Transformasi BUMN Berpotensi Memunculkan Masalah Baru

Transformasi Kementerian BUMN menjadi Badan Penyelenggara BUMN (BP BUMN) dinilai sebagai langkah besar dalam pengelolaan perusahaan pelat merah. Perubahan itu tidak hanya sekadar peralihan struktur birokrasi, tetapi juga menandai pergeseran paradigma menuju model korporatis yang lebih profesional.

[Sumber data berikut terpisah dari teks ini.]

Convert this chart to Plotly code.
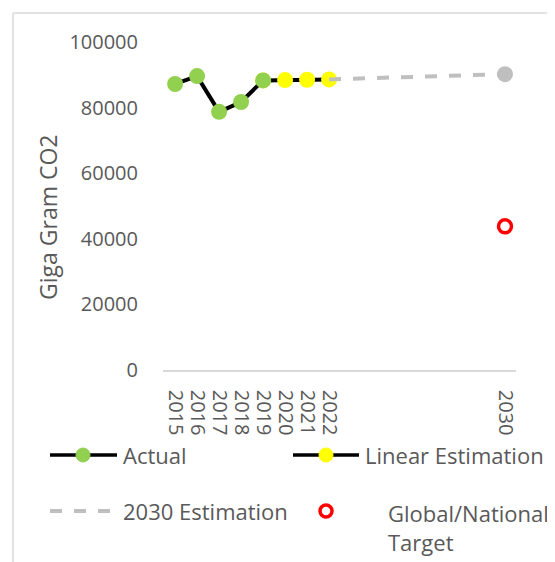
import plotly.graph_objects as go

# ---- data ----
actual_years = [2015, 2016, 2017, 2018, 2019]
actual_vals = [87200, 89600, 78700, 81700, 88300]
linear_years = [2019, 2020, 2021, 2022]
linear_vals = [88300, 88400, 88500, 88600]
est_years = [2022, 2030]
est_vals = [88600, 90200]
target_years = [2030]
target_vals = [43800]
tick_years = [2015, 2016, 2017, 2018, 2019, 2020, 2021, 2022, 2030]
y_ticks = [0, 20000, 40000, 60000, 80000, 100000]

OFF = 8                      # page body margin in the browser
W, H = 555 - OFF, 562 - OFF
L, R, T, B = 163 - OFF, 516 - OFF, 42 - OFF, 370 - OFF   # plot area in figure pixels
FONT = "Open Sans"
FS = 20
LFS = 22
TXT = "#595959"

def px(x):
    return (x - OFF - L) / (R - L)

def py(y):
    return (B - (y - OFF)) / (B - T)

fig = go.Figure()
fig.add_trace(go.Scatter(x=linear_years, y=linear_vals, mode="lines+markers",
                         line=dict(color="black", width=4),
                         marker=dict(color="#FFFF00", size=16), showlegend=False))
fig.add_trace(go.Scatter(x=actual_years, y=actual_vals, mode="lines+markers",
                         line=dict(color="black", width=4),
                         marker=dict(color="#92D050", size=16), showlegend=False))
fig.add_trace(go.Scatter(x=est_years, y=est_vals, mode="lines",
                         line=dict(color="#BFBFBF", width=4, dash="dash"), showlegend=False))
fig.add_trace(go.Scatter(x=est_years[1:], y=est_vals[1:], mode="markers",
                         marker=dict(color="#BFBFBF", size=16), showlegend=False))
fig.add_trace(go.Scatter(x=target_years, y=target_vals, mode="markers",
                         marker=dict(color="rgba(0,0,0,0)", size=13,
                                     line=dict(color="#FF0000", width=3.5)),
                         showlegend=False))

shapes = [
    # chart frame (left and top)
    dict(type="line", xref="paper", yref="paper", x0=px(13), x1=px(13), y0=py(13), y1=py(570),
         line=dict(color="#D9D9D9", width=1.5)),
    dict(type="line", xref="paper", yref="paper", x0=px(13), x1=px(570), y0=py(13), y1=py(13),
         line=dict(color="#D9D9D9", width=1.5)),
    # legend glyphs
    dict(type="line", xref="paper", yref="paper", x0=px(50), x1=px(117), y0=py(455), y1=py(455),
         line=dict(color="black", width=3.5)),
    dict(type="circle", xref="paper", yref="paper", xsizemode="pixel", ysizemode="pixel",
         xanchor=px(83), yanchor=py(455), x0=-7, x1=7, y0=-7, y1=7,
         fillcolor="#92D050", line=dict(color="#92D050", width=1)),
    dict(type="line", xref="paper", yref="paper", x0=px(293), x1=px(359), y0=py(455), y1=py(455),
         line=dict(color="black", width=3.5)),
    dict(type="circle", xref="paper", yref="paper", xsizemode="pixel", ysizemode="pixel",
         xanchor=px(326), yanchor=py(455), x0=-7, x1=7, y0=-7, y1=7,
         fillcolor="#FFFF00", line=dict(color="#FFFF00", width=1)),
    dict(type="line", xref="paper", yref="paper", x0=px(50), x1=px(117), y0=py(511), y1=py(511),
         line=dict(color="#BFBFBF", width=4, dash="dash")),
    dict(type="circle", xref="paper", yref="paper", xsizemode="pixel", ysizemode="pixel",
         xanchor=px(326), yanchor=py(511), x0=-6, x1=6, y0=-6, y1=6,
         fillcolor="rgba(0,0,0,0)", line=dict(color="#FF0000", width=3.5)),
]

annotations = [
    dict(text="Giga Gram CO2", x=px(48), y=py(218), xref="paper", yref="paper",
         xanchor="center", yanchor="middle", textangle=-90, showarrow=False,
         font=dict(size=23, color=TXT)),
    dict(text="Actual", x=px(121), y=py(455), xref="paper", yref="paper",
         xanchor="left", yanchor="middle", showarrow=False),
    dict(text="Linear Estimation", x=px(363), y=py(455), xref="paper", yref="paper",
         xanchor="left", yanchor="middle", showarrow=False),
    dict(text="2030 Estimation", x=px(121), y=py(511), xref="paper", yref="paper",
         xanchor="left", yanchor="middle", showarrow=False),
    dict(text="Global/National<br>Target", x=px(386), y=py(496), xref="paper", yref="paper",
         xanchor="left", yanchor="top", align="left", showarrow=False),
]

fig.update_layout(
    width=W, height=H,
    margin=dict(l=L, r=W - R, t=T, b=H - B, pad=0),
    paper_bgcolor="white", plot_bgcolor="white",
    font=dict(family=FONT, size=LFS, color=TXT),
    showlegend=False,
    shapes=shapes,
    annotations=annotations,
    xaxis=dict(range=[2014.45, 2030.5], tickmode="array", tickvals=tick_years,
               ticktext=[str(t) for t in tick_years], tickangle=90,
               showgrid=False, zeroline=False, showline=True, linecolor="#D9D9D9",
               linewidth=1.5, ticks="", ticklabelstandoff=14,
               tickfont=dict(size=FS, color=TXT)),
    yaxis=dict(range=[0, 100000], tickmode="array", tickvals=y_ticks,
               ticktext=[str(t) for t in y_ticks],
               showgrid=False, zeroline=False, showline=False, ticks="",
               ticklabelstandoff=24,
               tickfont=dict(size=FS, color=TXT)),
)

fig.write_html("out.html")
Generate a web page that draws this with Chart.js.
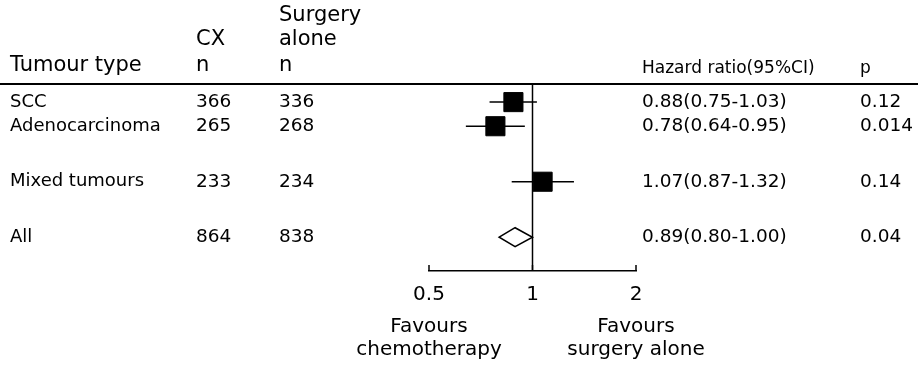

Menurut pengamat politik dari Citra Institute Yusak Farchan, jika transformasi dijalankan secara konsisten dan berbasis tata kelola yang baik, Indonesia berpeluang memiliki BUMN yang lebih efisien dan kompetitif. Namun, ia mengingatkan bahwa tantangan sesungguhnya terletak pada implementasi. Ia mencontohkan, berdirinya Danantara yang awalnya diharapkan mampu mengelola aset negara secara transparan dan bebas intervensi politik. Namun, belakangan muncul kekhawatiran lembaga ini justru menjadi ruang baru bagi praktik korupsi. “Danantara berpeluang menjadi bancakan korupsi jika tidak dikelola secara hati-hati dan profesional,” ujarnya.

Menurut Yusak, potensi masalah muncul karena kuatnya intervensi politik dibanding dorongan untuk memperbaiki tata kelola. Jika transformasi hanya dijadikan alasan untuk bongkar-pasang pejabat atau komisaris, maka tujuan profesionalisme dan akuntabilitas akan jauh dari harapan. Lebih jauh, perubahan status kementerian menjadi badan baru juga berimplikasi pada tata kelola BUMN secara keseluruhan. Alih-alih mendorong efisiensi, Yusak mengingatkan ada risiko tumpang tindih koordinasi antara Danantara dan BP BUMN jika tidak ada mekanisme komunikasi yang jelas.